Martire’s organization is the Center for Tax and Budget Accountability — maybe for motherhood too, who knows? — where he is executive director, for crying out loud. He must know what he’s talking about, whatever it is. What he needs is a writer. Get the guy or gal who does Rev. Jesse’s boiler-plate leftism, also regularly in Sun-Times. (Oh, am I mad today. You’d never know I’m entertaining lovely grandchildren this week, would you?)

HERE COMES JUDGE: While in Sun-Times op-ed arena, see Judge Egan dismantle DePaul law prof so-&-so for his statute of limitations argument meant to show Egan up for his non-prosecutable verdict in the Burge torture business. In addition to substantive stuff, several times he notes the man’s “academic” aura as leaving him unsuited for solving this problem. He also notes that the two presumed good-doing lawyers who objected to his decision — Flint Taylor and Locke Bowman (no relation) — were asked during their investigation to show cause why the statute did not limit but didn’t. Good piece.

SO THERE: As for Ozzie Guillen, and you knew we’d get to him, didn’t you, he’s in his nasty-kid mood these days about shortstop Uribe, who has to come to Ozzie to say he wants to play: Ozzie is not going to him, no. Uribe has to come to “the boss,” you see. That’s how it’s done in the Land of Ozzie. None of which matters today, of course, Contreras that beautiful Cuban exile from Castro having blanked the first-place Tigers on three hits last night.

CONFESSION: Then there’s Gunter Grass, who after years as a professional Leftist Novelist, with a book of memoirs to sell, says he’s been “burdened” all these years knowing he served in the Waffen SS (storm troopers) and so now, finally, with book of memoirs to sell, tells us. Here’s it’s time for him to don sack cloth and pour ashes on himself and enter a monastery, and he’s got himself a book-selling point. It’s people like that who give Leftism a bad name. Among others.
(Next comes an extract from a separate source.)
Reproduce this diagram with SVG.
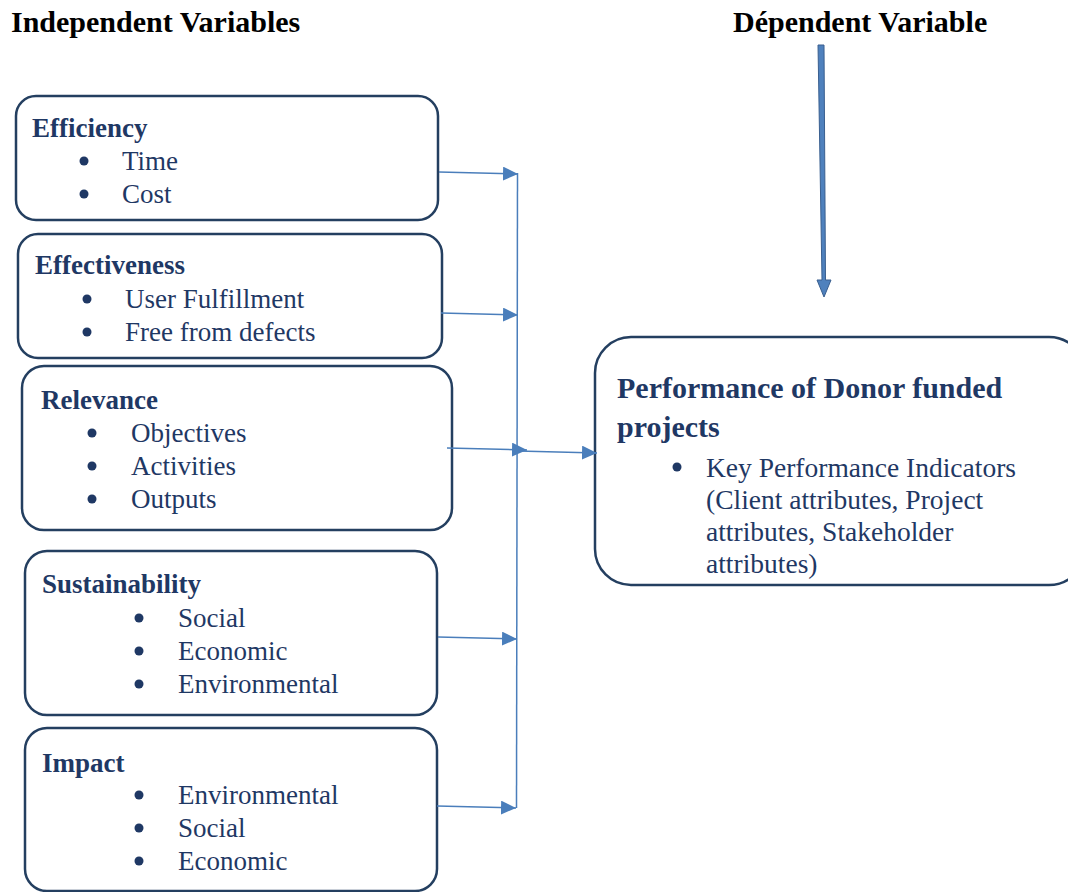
<svg xmlns="http://www.w3.org/2000/svg" width="1068" height="892" viewBox="0 0 1068 892">
<style>
.box{fill:#fff;stroke:#243f60;stroke-width:2.5}
.hd{font-family:"Liberation Serif",serif;font-weight:bold;font-size:30px;fill:#000}
.t{font-family:"Liberation Serif",serif;font-weight:bold;font-size:27px;fill:#1f3864}
.i{font-family:"Liberation Serif",serif;font-size:27px;fill:#1f3864}
.pt{font-family:"Liberation Serif",serif;font-weight:bold;font-size:30px;fill:#1f3864}
.k{font-family:"Liberation Serif",serif;font-size:27.5px;fill:#1f3864}
.b{fill:#1f3864}
.c{stroke:#4a7ebb;stroke-width:1.5;fill:none}
</style>
<defs>
<marker id="ah" markerUnits="userSpaceOnUse" markerWidth="16" markerHeight="16" refX="15" refY="7" orient="auto">
<path d="M0,0 L15,7 L0,14 Z" fill="#4a7ebb"/>
</marker>
</defs>
<rect width="1068" height="892" fill="#fff"/>
<text class="hd" x="11" y="32">Independent Variables</text>
<text class="hd" x="733" y="32">Dépendent Variable</text>

<g id="efficiency">
<rect class="box" x="16" y="96" width="422" height="124" rx="20"/>
<text class="t" x="32" y="137">Efficiency</text>
<circle class="b" cx="84" cy="161" r="4.5"/><text class="i" x="122" y="170">Time</text>
<circle class="b" cx="84" cy="194" r="4.5"/><text class="i" x="122" y="203">Cost</text>
</g>
<g id="effectiveness">
<rect class="box" x="18" y="234" width="424" height="124" rx="20"/>
<text class="t" x="35" y="274">Effectiveness</text>
<circle class="b" cx="87" cy="299" r="4.5"/><text class="i" x="125" y="308">User Fulfillment</text>
<circle class="b" cx="87" cy="332" r="4.5"/><text class="i" x="125" y="341">Free from defects</text>
</g>
<g id="relevance">
<rect class="box" x="22" y="366" width="430" height="164" rx="22"/>
<text class="t" x="41" y="409">Relevance</text>
<circle class="b" cx="92" cy="433" r="4.5"/><text class="i" x="131" y="442">Objectives</text>
<circle class="b" cx="92" cy="466" r="4.5"/><text class="i" x="131" y="475">Activities</text>
<circle class="b" cx="92" cy="499" r="4.5"/><text class="i" x="131" y="508">Outputs</text>
</g>
<g id="sustainability">
<rect class="box" x="25" y="551" width="412" height="164" rx="22"/>
<text class="t" x="42" y="593">Sustainability</text>
<circle class="b" cx="139" cy="618" r="4.5"/><text class="i" x="178" y="627">Social</text>
<circle class="b" cx="139" cy="651" r="4.5"/><text class="i" x="178" y="660">Economic</text>
<circle class="b" cx="139" cy="684" r="4.5"/><text class="i" x="178" y="693">Environmental</text>
</g>
<g id="impact">
<rect class="box" x="25" y="728" width="412" height="163" rx="22"/>
<text class="t" x="42" y="772">Impact</text>
<circle class="b" cx="139" cy="795" r="4.5"/><text class="i" x="178" y="804">Environmental</text>
<circle class="b" cx="139" cy="828" r="4.5"/><text class="i" x="178" y="837">Social</text>
<circle class="b" cx="139" cy="861" r="4.5"/><text class="i" x="178" y="870">Economic</text>
</g>
<g id="performance">
<rect class="box" x="595" y="337" width="490" height="248" rx="36"/>
<text class="pt" x="617" y="398">Performance of Donor funded</text>
<text class="pt" x="617" y="437">projects</text>
<circle class="b" cx="677" cy="467" r="4.5"/>
<text class="k" x="706" y="477">Key Performance Indicators</text>
<text class="k" x="706" y="509">(Client attributes, Project</text>
<text class="k" x="706" y="541">attributes, Stakeholder</text>
<text class="k" x="706" y="573">attributes)</text>
</g>

<g id="connectors">
<line class="c" x1="517.5" y1="173" x2="516.5" y2="808"/>
<line class="c" x1="439" y1="172" x2="518" y2="174" marker-end="url(#ah)"/>
<line class="c" x1="441" y1="313" x2="518" y2="315" marker-end="url(#ah)"/>
<line class="c" x1="447" y1="448" x2="527" y2="450" marker-end="url(#ah)"/>
<line class="c" x1="518" y1="451" x2="597" y2="453" marker-end="url(#ah)"/>
<line class="c" x1="438" y1="637" x2="517" y2="639" marker-end="url(#ah)"/>
<line class="c" x1="437" y1="806" x2="516" y2="808" marker-end="url(#ah)"/>
<path d="M818,45 L824,45 L825.5,280 L831,280 L824,297 L817,280 L822,280 Z" fill="#4f81bd" stroke="#3a5f8f" stroke-width="1"/>
</g>
</svg>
DEATH OF A GOOD GUY: Finally, R.I.P. Al Kirk SJ, who was found dead in his room at Loyola U. at 72. For years he was head head-knocker at St. Ignatius High, Chicago — disciplinarian. I met him as an incoming novice at Milford OH in 1952 but my best memory is of him at Ignatius, where I showed up one day to interview a student for a series at the Daily News.

I bounced into his office on a lower-level floor as students were charging out at day’s end. He just walked out in the hall and collared one walking by, a Bridgeporter whose take-home books included a paperback copy of Royko’s Boss — assigned reading. The kid made a very good interview. Boss had gotten Sis Daley very mad; she had tried to get it removed from supermarket shelves in Bridgeport. Royko got wind of it and, what do you know, out went next day’s column on that very subject.

For the same DN series, I went to Gordon Tech at Addison & California on the NW Side, where the Resurrectionist principal led into my presence a hand-picked senior, an all-honors student heading for West Point. Good interview too, but my, the contrast with Al Kirk and the climate at Ignatius.